NVIDIA Corp., renowned for its cutting-edge technology and the world’s most expensive stock in the S&P 500 Index, recently faced a staggering $220 billion selloff, cutting short its reign as the world’s most valuable company. With shares trading at approximately 23 times the company’s projected sales over the next year, the company finds itself at the center of a valuation conundrum.
The AI Boom and Its Uncertainties
NVIDIA’s meteoric rise has been fueled by the AI boom, which has driven unprecedented demand for its chips. Over the past year, the company’s revenue has consistently outstripped Wall Street’s quarterly financial estimates. However, this surge comes with significant uncertainty. Even Wall Street analysts and NVIDIA executives are finding it challenging to predict the company’s future revenues accurately, complicating investor efforts to determine whether NVIDIA’s shares are overpriced.
Since the fiscal quarter ending April 2023, NVIDIA’s sales have exceeded its own forecasts by an average of 13%, more than double the average over the past decade. In August, the company’s sales surpassed projections by 23%, the largest margin since at least 2013, according to Bloomberg data.
Supply Chain Constraints and Revenue Modelling
Brian Colello, an analyst at Morningstar, emphasizes that the most uncertain variable for NVIDIA is supply, especially amid soaring demand. This challenge complicates revenue modelling for the chipmaker. Last month, Colello raised his price target for NVIDIA shares from $91 to $105, with shares currently trading around $127. He estimates up to $4 billion could be added to NVIDIA’s quarterly revenue to forecast the upcoming quarter’s sales.
Colello acknowledges the difficulty in accurate forecasting, saying, “I’m not the first analyst to raise my price target or be surprised by revenues far ahead of what we thought a year ago.” He is not alone in adjusting estimates; Melius analyst Ben Reitzes recently increased his price target on NVIDIA for the fifth time this year, from $125 to $160, suggesting a 26% gain from Friday’s closing price.
Market Momentum and Investor Sentiment
Many traders are buying NVIDIA stock based purely on momentum. The stock has surged 156% this year, briefly surpassing Microsoft Corp. to become the world’s most valuable company at $3.34 trillion. This rally contributed to a record $8.7 billion inflow into tech funds in one week, according to Bank of America Corp.’s analysis of EPFR Global data. However, NVIDIA shares have since fallen 6.7%, wiping out over $220 billion in market value.
The Challenge for Discounted Cash Flow Models
For investors focused on discounted cash flow models, the discrepancy between estimates and actual results creates a significant challenge.
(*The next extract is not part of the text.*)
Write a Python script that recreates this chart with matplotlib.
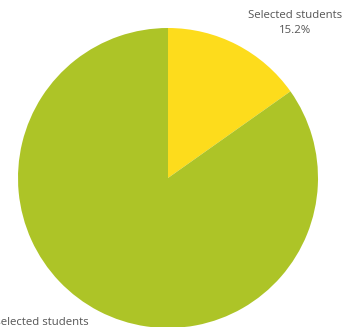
import matplotlib.pyplot as plt

# data
labels = ['Selected students', 'Unselected students']
shares = [15.2, 84.8]
colors = ['#FDDC1C', '#ADC427']

fig = plt.figure(figsize=(3.55, 3.27), dpi=100)
ax = fig.add_axes([0, 0, 1, 1])

# pie drawn in pixel-like coordinates
ax.pie(shares, colors=colors, startangle=90, counterclock=False,
       center=(168, 149), radius=150, frame=False,
       wedgeprops={'linewidth': 0})
ax.set_xlim(0, 355)
ax.set_ylim(0, 327)
ax.set_aspect('equal')
ax.axis('off')

# labels
font = ['Open Sans', 'DejaVu Sans']
ax.text(295, 304, labels[0] + '\n' + '%.1f%%' % shares[0], ha='center', va='center',
        fontsize=8.2, family=font, color='#555555', linespacing=1.5)
ax.text(34, -3, labels[1] + '\n' + '%.1f%%' % shares[1], ha='center', va='center',
        fontsize=8.2, family=font, color='#555555', linespacing=1.5)

fig.savefig('out.png', dpi=100)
Over the past five quarters, analysts’ estimates for NVIDIA’s sales have deviated from actual results by an average of 12%, the third highest among S&P 500 companies with average quarterly revenue of at least $5 billion and coverage by at least 20 analysts.
With major customers like Microsoft planning to increase spending on computing hardware, NVIDIA is projected to achieve a profit of $14.7 billion on sales of $28.4 billion in the current quarter, up 137% and 111%, respectively, from the same period last year. In contrast, Microsoft’s sales are expected to grow by 15%, while Apple’s projections are around 3%.
Future Outlook and Valuation Concerns
Despite NVIDIA’s high valuation multiples, they seem more justifiable given the company’s rapid growth, especially since estimates have consistently been low. However, Michael O’Rourke, chief market strategist at Jones Trading, cautions that as NVIDIA’s growth rate starts to stabilize due to its size, the degree to which it surpasses Wall Street’s expectations will likely diminish. This could make it harder to justify the current high price of its shares.
As NVIDIA navigates these turbulent waters, the key question for investors remains: how to determine a reasonable price for a stock exhibiting such exceptional profit and sales growth compared to its large-cap peers. The coming months will be critical in assessing whether NVIDIA can sustain its high valuation or if market corrections will continue to challenge its position.